Use the following sequence when selecting a workload type:

  1. Determine whether the primary entry point is internet-facing or private-only. [Documented]
  2. Decide whether the main value comes from synchronous request-response or asynchronous event flow. [Inferred]
  3. Check whether one product team owns the workload or whether many teams need independent life cycles. [Observed]
  4. Separate workload architecture from enterprise platform architecture. A landing zone is not a workload type; it is the governance and connectivity foundation around workloads. [Documented]
flowchart TD
    A[Start with business interaction model] --> B{Internet-facing?}
    B -->|Yes| C{Mostly request-response?}
    B -->|No| D{Primarily internal application?}
    C -->|Yes| E[Public Web and API]
    C -->|No| F[Event-Driven Integration]
    D -->|Yes| G[Private Internal App]
    D -->|No| H{Many autonomous teams?}
    H -->|Yes| I[Microservices Platform]
    H -->|No| J[Event-Driven Integration]
    K[Enterprise governance and shared connectivity] --> L[Landing Zone and Shared Services]
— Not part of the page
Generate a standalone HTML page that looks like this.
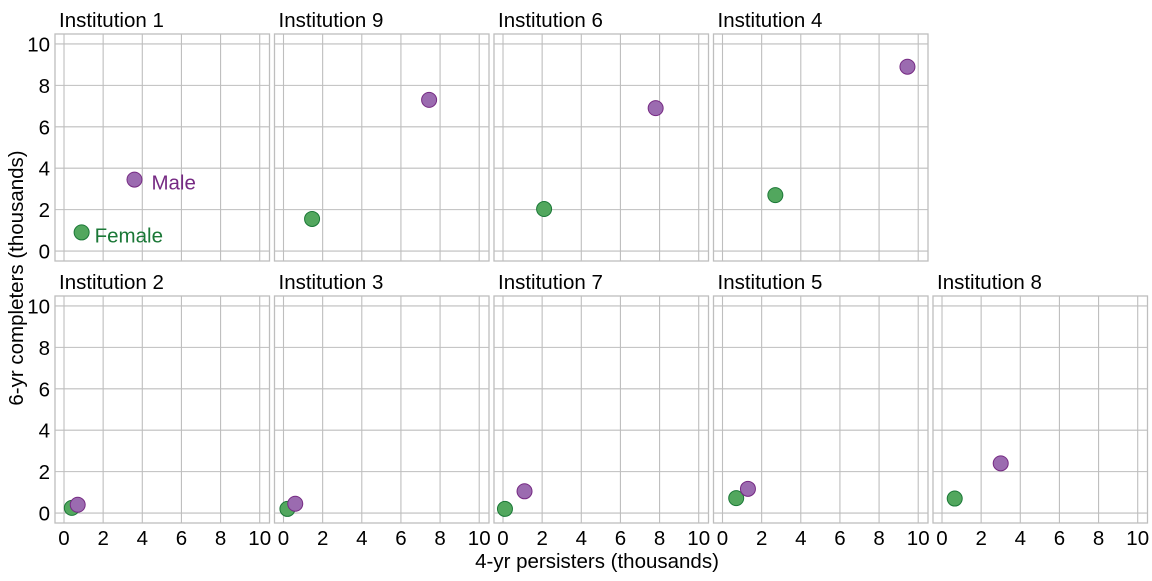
<!DOCTYPE html>
<html><head><meta charset="utf-8"><style>
body{margin:0;background:#fff;}
svg text{font-family:"Liberation Sans",Arial,sans-serif;}
</style></head><body>
<svg id="c" width="1152" height="576" xmlns="http://www.w3.org/2000/svg"></svg>
<script>
const panelNames=["Institution 1","Institution 9","Institution 6","Institution 4","Institution 2","Institution 3","Institution 7","Institution 5","Institution 8"];
const femaleX=[0.9,1.46,2.1,2.7,0.4,0.2,0.1,0.7,0.65];
const femaleY=[0.9,1.55,2.03,2.7,0.25,0.2,0.2,0.72,0.7];
const maleX=[3.6,7.44,7.8,9.45,0.7,0.6,1.1,1.3,3.0];
const maleY=[3.45,7.3,6.9,8.9,0.4,0.45,1.05,1.17,2.4];
const ticks=[0,2,4,6,8,10];
const NS="http://www.w3.org/2000/svg";
const svg=document.getElementById('c');
function mk(t,a,p){const e=document.createElementNS(NS,t);for(const k in a)e.setAttribute(k,a[k]);(p||svg).appendChild(e);return e;}
const PW=214.5,PH=227,lefts=[55,274.5,494,713.5,933],tops=[34,296];
const xmin=-0.46,xmax=10.5,ymin=-0.48,ymax=10.48;
const FS=20.5;
const slots=[[0,0],[0,1],[0,2],[0,3],[1,0],[1,1],[1,2],[1,3],[1,4]];
panelNames.forEach((nm,i)=>{
  const [r,c]=slots[i];const L=lefts[c],T=tops[r];
  const sx=v=>L+(v-xmin)/(xmax-xmin)*PW;
  const sy=v=>T+PH-(v-ymin)/(ymax-ymin)*PH;
  const g=mk('g',{});
  
  
  const st=mk('text',{x:L+4,y:T-7,'font-size':FS,fill:'#000'},g);st.textContent=nm;
  
  
  ticks.forEach(t=>{
    const gx=mk('line',{x1:sx(t),x2:sx(t),y1:T,y2:T+PH,stroke:'#bebebe','stroke-width':1.1},g);
    
    
    const gy=mk('line',{x1:L,x2:L+PW,y1:sy(t),y2:sy(t),stroke:'#bebebe','stroke-width':1.1},g);
    
    
    if(c===0){const tl=mk('text',{x:L-5,y:sy(t)+7.5,'font-size':FS,'text-anchor':'end',fill:'#000'},g);tl.textContent=t;
      
      }
    if(r===1){const tl=mk('text',{x:sx(t),y:T+PH+22,'font-size':FS,'text-anchor':'middle',fill:'#000'},g);tl.textContent=t;
      
      }
  });
  const b=mk('rect',{x:L,y:T,width:PW,height:PH,fill:'none',stroke:'#bebebe','stroke-width':1.3},g);
  
  
  const f=mk('circle',{cx:sx(femaleX[i]),cy:sy(femaleY[i]),r:7.5,fill:'#52a75e',stroke:'#1b7837','stroke-width':1},g);
  
  
  const m=mk('circle',{cx:sx(maleX[i]),cy:sy(maleY[i]),r:7.5,fill:'#9b6bb0',stroke:'#762a83','stroke-width':1},g);
  
  
  if(i===0){
    const lm=mk('text',{x:sx(maleX[i])+17,y:sy(maleY[i])+10,'font-size':FS,fill:'#762a83'},g);lm.textContent='Male';
    
    
    const lf=mk('text',{x:sx(femaleX[i])+13,y:sy(femaleY[i])+10,'font-size':FS,fill:'#1b7837'},g);lf.textContent='Female';
    
    
  }
});
const xt=mk('text',{x:597,y:568,'font-size':FS,'text-anchor':'middle',fill:'#000'});xt.textContent='4-yr persisters (thousands)';


const yt=mk('text',{x:0,y:0,'font-size':FS,'text-anchor':'middle',fill:'#000',transform:'translate(23,278) rotate(-90)'});yt.textContent='6-yr completers (thousands)';


</script>
</body></html>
How to use the workload guides

1. Pick the closest baseline first

Most architecture review failures come from starting with a preferred service instead of a workload shape. A baseline anchors discussions around topology, blast radius, and operational ownership before optimization begins. [Observed]

2. Read the cross-cutting guidance next

Each family adds network, identity, data, or communication guidance where the default Azure trade-offs change. For example, private internal apps emphasize DNS and Private Endpoint operations, while event-driven integration emphasizes idempotency and dead-letter handling. [Correlated]

3. Use operations and cost sections to test viability

If the target SLO, DR target, or cost envelope cannot be met with the baseline assumptions, revisit the workload selection rather than tuning endlessly inside the wrong pattern. [Inferred]

Choosing between adjacent workload types

Public Web and API versus Private Internal App

Choose Public Web and API when customer, partner, or mobile traffic is a primary design driver and edge controls matter. Choose Private Internal App when every dependency and user path can stay on private connectivity and public ingress would add unnecessary attack surface. [Documented]

Event-Driven Integration versus Microservices Platform

Choose Event-Driven Integration when loose coupling and asynchronous workflow orchestration are the core need. Choose Microservices Platform when organizational boundaries, service autonomy, and polyglot runtime decisions are the main reason to decompose. [Inferred]

Landing Zone and Shared Services versus workload guides

Landing zones answer platform questions such as subscription hierarchy, guardrails, and shared networking. They do not replace workload-specific baselines for application architecture, data choices, or runtime scaling. [Documented]

Prerequisites for using these guides

  • Familiarity with Azure identity, networking, compute, and data fundamentals. [Assumed]
  • Agreement on business criticality, data classification, and recovery objectives. [Validated]
  • Basic platform guardrails such as naming, tagging, RBAC boundaries, and policy exceptions. [Observed]

Evidence posture and review expectations

  • Prefer Microsoft Learn as the starting source for service capabilities and reference architectures. [Documented]
  • Treat benchmark numbers and cost examples as directional until validated in your tenant and region. [Inferred]
  • Use architecture decision records when deviating from a baseline for compliance, latency, or organizational reasons. [Validated]

Next step

Start with the family that best matches your workload shape, then use the baseline guide to anchor architecture decisions and review trade-offs.